Il nous faut penser la régulation en terme de pluralité, d’aménagement, de diffusion et d’exception culturelle. Sinon, dans quelques années, les salles de circuits resteront, pour quelques temps, les derniers bastions d'une exploitation commerciale viable économiquement, et centrée notamment, en dehors des recettes annexes, sur une exploitation de suites ou « franchises » de films ayant eu un certain succès (tels que StarWars 28 avec les hologrammes de Harrison Ford et Daniel Craig, Le 3ème âge de Harry Potter, etc.) et des films du « marché » à plus de 50 000 entrées. Les autres salles seront confinées à l'organisation des festivals sous forme d'animation culturelle, financés largement par des subventions publiques, si la culture intéresse encore les politiques. Les salles indépendantes seront mortes, suffoquées par la domination des entreprises les plus fortes alors que respectées, elles auraient continué à être économiquement viables, vecteurs de biodiversité cinématographique, artistique, sociale et culturelle. Mais outre ces cinémas qui, comme tant d'autres, auront été remplacés par des supérettes de proximité, des magasins de téléphonie mobile ou de vêtements, ce sera la biodiversité cinématographique, les films, et surtout leurs auteurs qui seront à la merci des nouveaux ogres d'Internet. N'oublions pas que les auteurs émergent principalement, et d'abord, sur le grand écran, celui de la salle de cinéma. A ne voir que l'aspect industriel et commercial de cet Art, c'est l'art lui-même qui risque de finir par disparaître. Il y aura toujours des films, mais peut-être beaucoup moins de cinéma, voire plus du tout.

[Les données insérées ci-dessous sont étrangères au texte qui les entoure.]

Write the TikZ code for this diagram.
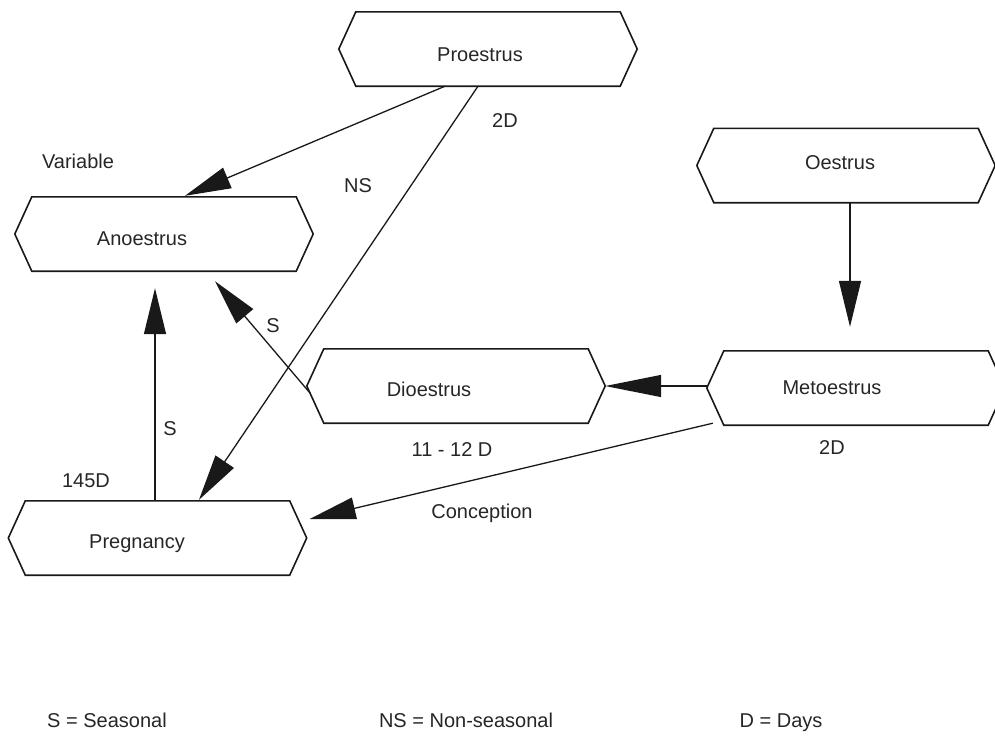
\documentclass[tikz,border=0pt]{standalone}
\usepackage{fontspec}
\setmainfont{Liberation Sans}
\usetikzlibrary{arrows.meta,calc}

\tikzset{
  hexbox/.style={rectangle, draw=none, minimum width=264pt, minimum height=74pt, inner sep=0pt},
  hexline/.style={line width=1.6pt, line join=miter, black!90},
  lbl/.style={anchor=base, inner sep=0pt, font=\fontsize{20}{24}\selectfont, text=black!85},
  arr/.style={line width=1.3pt, black!90, -{Triangle[length=46pt,width=22pt]}},
  longarr/.style={line width=1.3pt, black!90, -{Triangle[length=56pt,width=22pt]}}
}

\begin{document}
\begin{tikzpicture}[x=1pt, y=-1pt]
  \useasboundingbox (0,0) rectangle (995,736);
  \clip (0,0) rectangle (995,736);

  % stage boxes (rectangular cores; pointed ends added below)
  \node[hexbox] (pro)  at (488,49)    {};
  \node[hexbox] (ano)  at (164,234)   {};
  \node[hexbox] (oes)  at (846,165.5) {};
  \node[hexbox] (met)  at (856,388)   {};
  \node[hexbox] (dio)  at (456,386)   {};
  \node[hexbox] (preg) at (157.5,538) {};

  \foreach \n in {pro,ano,oes,met,dio,preg}
    \draw[hexline] (\n.north west) -- (\n.north east) -- ([xshift=17pt]\n.east)
      -- (\n.south east) -- (\n.south west) -- ([xshift=-17pt]\n.west) -- cycle;

  % stage names
  \node[lbl] (protxt)  at (480,61)  {Proestrus};
  \node[lbl] (anotxt)  at (142,245) {Anoestrus};
  \node[lbl] (oestxt)  at (840,169) {Oestrus};
  \node[lbl] (mettxt)  at (832,394) {Metoestrus};
  \node[lbl] (diotxt)  at (429,396) {Dioestrus};
  \node[lbl] (pregtxt) at (137,548) {Pregnancy};

  % transitions
  \draw[arr] ([xshift=-43pt]pro.south) -- ([xshift=21pt,yshift=1pt]ano.north);
  \draw[arr] ([xshift=-10pt]pro.south) -- ([xshift=41.5pt,yshift=1pt]preg.north);
  \draw[arr] ([xshift=-146pt,yshift=-7pt]dio.center) -- ([xshift=51pt,yshift=-10pt]ano.south);
  \draw[arr] ([xshift=-2.5pt]preg.north) -- ([xshift=-9pt,yshift=-17pt]ano.south);
  \draw[longarr] ([xshift=-17pt,yshift=2pt]met.west) -- ([xshift=17pt]dio.east);
  \draw[arr] ([xshift=-11pt,yshift=2pt]met.south west) -- ([xshift=20pt,yshift=19pt]preg.east);
  \draw[arr] ([xshift=4pt]oes.south) -- ([xshift=-6pt,yshift=24pt]met.north);

  % durations and conditions
  \node[lbl] (variable) at (78,168)  {Variable};
  \node[lbl] (ns)       at (358,192) {NS};
  \node[lbl] (twod)     at (505,127) {2D};
  \node[lbl] (sdio)     at (273,332) {S};
  \node[lbl] (spreg)    at (170,435) {S};
  \node[lbl] (days145)  at (86,487)  {145D};
  \node[lbl] (concep)   at (482,518) {Conception};
  \node[lbl] (days1112) at (452,456) {11 - 12 D};
  \node[lbl] (twodmet)  at (832,454) {2D};

  % key
  \node[lbl] (keys)  at (107,727) {S = Seasonal};
  \node[lbl] (keyns) at (466,727) {NS = Non-seasonal};
  \node[lbl] (keyd)  at (781,727) {D = Days};
\end{tikzpicture}
\end{document}
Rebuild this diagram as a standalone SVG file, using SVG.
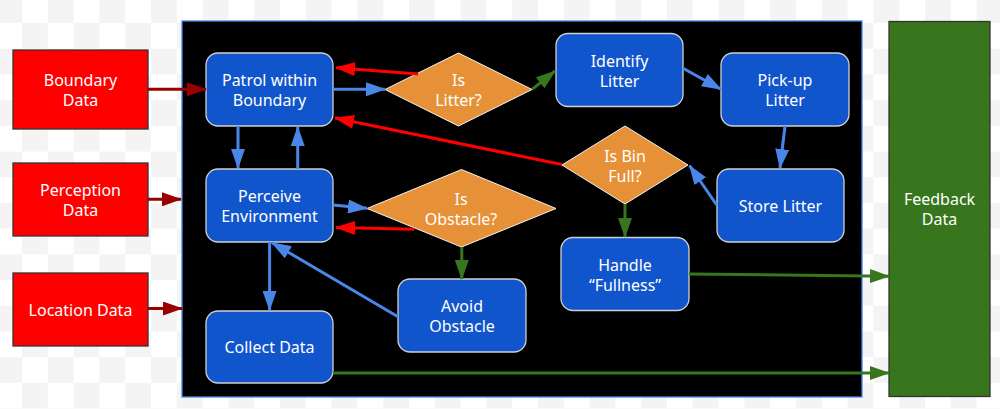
<svg xmlns="http://www.w3.org/2000/svg" width="1000" height="409" viewBox="0 0 1000 409">
<style>
  text { font-family: "Noto Sans", "Open Sans", "DejaVu Sans", sans-serif; font-size: 16px; fill: #ffffff; text-anchor: middle; }
  .node { fill: #1155cc; stroke: #d0d0d0; stroke-width: 1.3; }
  .dia { fill: #e69138; stroke: #f3f3f3; stroke-width: 1; }
  .input { fill: #ff0000; stroke: #333333; stroke-width: 1.3; }
  .out { fill: #38761d; stroke: #333333; stroke-width: 1.3; }
  .blue { stroke: #4a86e8; stroke-width: 3; fill: none; marker-end: url(#mBlue); }
  .red { stroke: #ff0000; stroke-width: 3; fill: none; marker-end: url(#mRed); }
  .green { stroke: #38761d; stroke-width: 3; fill: none; marker-end: url(#mGreen); }
  .dred { stroke: #990000; stroke-width: 3; fill: none; marker-end: url(#mDred); }
</style>
<defs>
  <pattern id="checker" patternUnits="userSpaceOnUse" x="-3.8" y="-2.7" width="51.6" height="51.4">
    <rect x="0" y="0" width="51.6" height="51.4" fill="#ffffff"/>
    <rect x="0" y="0" width="25.8" height="25.7" fill="#f4f4f4"/>
    <rect x="25.8" y="25.7" width="25.8" height="25.7" fill="#f4f4f4"/>
  </pattern>
  <marker id="mBlue" markerUnits="userSpaceOnUse" markerWidth="20" markerHeight="14" refX="19" refY="7" orient="auto"><path d="M0,0 L20,7 L0,14 Z" fill="#4a86e8"/></marker>
  <marker id="mRed" markerUnits="userSpaceOnUse" markerWidth="20" markerHeight="14" refX="19" refY="7" orient="auto"><path d="M0,0 L20,7 L0,14 Z" fill="#ff0000"/></marker>
  <marker id="mGreen" markerUnits="userSpaceOnUse" markerWidth="20" markerHeight="14" refX="19" refY="7" orient="auto"><path d="M0,0 L20,7 L0,14 Z" fill="#38761d"/></marker>
  <marker id="mDred" markerUnits="userSpaceOnUse" markerWidth="20" markerHeight="14" refX="19" refY="7" orient="auto"><path d="M0,0 L20,7 L0,14 Z" fill="#990000"/></marker>
</defs>

<rect x="0" y="0" width="1000" height="409" fill="url(#checker)"/>

<g id="system-panel">
  <rect x="182" y="21" width="680" height="376" fill="#000000" stroke="#4a86e8" stroke-width="1.3"/>
</g>

<g id="boundary-data">
  <rect class="input" x="13" y="50" width="135" height="79"/>
  <text x="80.5" y="86">Boundary</text>
  <text x="80.5" y="106">Data</text>
</g>
<g id="perception-data">
  <rect class="input" x="13" y="163" width="135" height="73"/>
  <text x="80.5" y="196">Perception</text>
  <text x="80.5" y="216">Data</text>
</g>
<g id="location-data">
  <rect class="input" x="13" y="273" width="135" height="73"/>
  <text x="80.5" y="315.5">Location Data</text>
</g>
<g id="feedback-data">
  <rect class="out" x="889" y="21.5" width="101" height="375"/>
  <text x="939.5" y="205">Feedback</text>
  <text x="939.5" y="225">Data</text>
</g>

<g id="patrol">
  <rect class="node" x="206" y="53" width="127" height="73" rx="12"/>
  <text x="269.5" y="86">Patrol within</text>
  <text x="269.5" y="106">Boundary</text>
</g>
<g id="perceive">
  <rect class="node" x="206" y="169" width="127" height="73" rx="12"/>
  <text x="269.5" y="202">Perceive</text>
  <text x="269.5" y="222">Environment</text>
</g>
<g id="collect">
  <rect class="node" x="206" y="311" width="127" height="72" rx="12"/>
  <text x="269.5" y="353">Collect Data</text>
</g>
<g id="avoid">
  <rect class="node" x="398" y="279" width="128" height="73" rx="12"/>
  <text x="462" y="312">Avoid</text>
  <text x="462" y="332">Obstacle</text>
</g>
<g id="identify">
  <rect class="node" x="556" y="33.5" width="127" height="73" rx="12"/>
  <text x="619.5" y="66.5">Identify</text>
  <text x="619.5" y="86.5">Litter</text>
</g>
<g id="pickup">
  <rect class="node" x="721" y="53" width="128" height="73" rx="12"/>
  <text x="785" y="86">Pick-up</text>
  <text x="785" y="106">Litter</text>
</g>
<g id="store">
  <rect class="node" x="717" y="169" width="127" height="73" rx="12"/>
  <text x="780.5" y="211.5">Store Litter</text>
</g>
<g id="handle">
  <rect class="node" x="561" y="237.5" width="128" height="73" rx="12"/>
  <text x="625" y="270.5">Handle</text>
  <text x="625" y="290.5">“Fullness”</text>
</g>

<g id="is-litter">
  <polygon class="dia" points="385,89.5 458.5,53 532,89.5 458.5,126"/>
  <text x="458.5" y="86">Is</text>
  <text x="458.5" y="106">Litter?</text>
</g>
<g id="is-bin-full">
  <polygon class="dia" points="562,165 625,126 688,165 625,204"/>
  <text x="625" y="161.5">Is Bin</text>
  <text x="625" y="181.5">Full?</text>
</g>
<g id="is-obstacle">
  <polygon class="dia" points="367,208.5 461.5,169.5 556,208.5 461.5,247"/>
  <text x="461" y="205">Is</text>
  <text x="461" y="225">Obstacle?</text>
</g>

<g id="connectors">
  <line class="dred" x1="148" y1="89.3" x2="206" y2="89.3"/>
  <line class="dred" x1="148" y1="199.3" x2="181" y2="199.3"/>
  <line class="dred" x1="148" y1="308.5" x2="182" y2="308.5"/>

  <line class="blue" x1="333" y1="89.3" x2="385" y2="89.3"/>
  <line class="red" x1="418" y1="74" x2="336" y2="67.7"/>
  <line class="green" x1="532" y1="89.3" x2="555" y2="71"/>
  <line class="blue" x1="683" y1="68.3" x2="721" y2="89.3"/>
  <line class="blue" x1="785" y1="126" x2="780" y2="168"/>
  <line class="blue" x1="716.7" y1="205" x2="689.5" y2="165.5"/>
  <line class="red" x1="562" y1="164.5" x2="335" y2="118"/>
  <line class="green" x1="625" y1="204" x2="625" y2="237"/>
  <line class="green" x1="689" y1="274" x2="889" y2="276.3"/>
  <line class="green" x1="333" y1="373" x2="889" y2="373"/>

  <line class="blue" x1="238" y1="126" x2="238" y2="168"/>
  <line class="blue" x1="297.7" y1="169" x2="297.7" y2="127"/>
  <line class="blue" x1="333" y1="205" x2="367" y2="208.3"/>
  <line class="red" x1="414" y1="229.3" x2="336" y2="227.5"/>
  <line class="green" x1="461.8" y1="247" x2="461.8" y2="279"/>
  <line class="blue" x1="398" y1="316.7" x2="272" y2="242.7"/>
  <line class="blue" x1="269.6" y1="242" x2="269.6" y2="310"/>
</g>
</svg>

Sortons du déni. Une véritable prise de conscience des enjeux est nécessaire. Il est indispensable de repenser un fonctionnement rendu obsolète par le numérique et les nouvelles pratiques de distribution ou diffusion, mais aussi par la profusion de films et d’écrans sous toutes les formes et tailles ! Plutôt que de penser systématiquement « subvention » pour tenter de compenser le déséquilibre d'une situation hors de contrôle, pensons l'avenir. Imaginons une vie des films adaptée aux nouveaux défis et bénéfices du numérique. Pensons une économie équitable pour tous en y associant une vision culturelle à long terme ainsi qu'un véritable engagement pour le maintien pluralité des acteurs. Ce sera le seul gage d'une vraie diversité.

Les signataires :

Michel Ferry, Les Carmes à Orléans

Anne-Marie Faucon, Michel Malacarnet, Cinémas Utopia

Cyril Désiré, le Navire à Valence

Sylvain Pichon, Le Méliès Jaurès et le Méliès Saint-François à Saint-Etienne.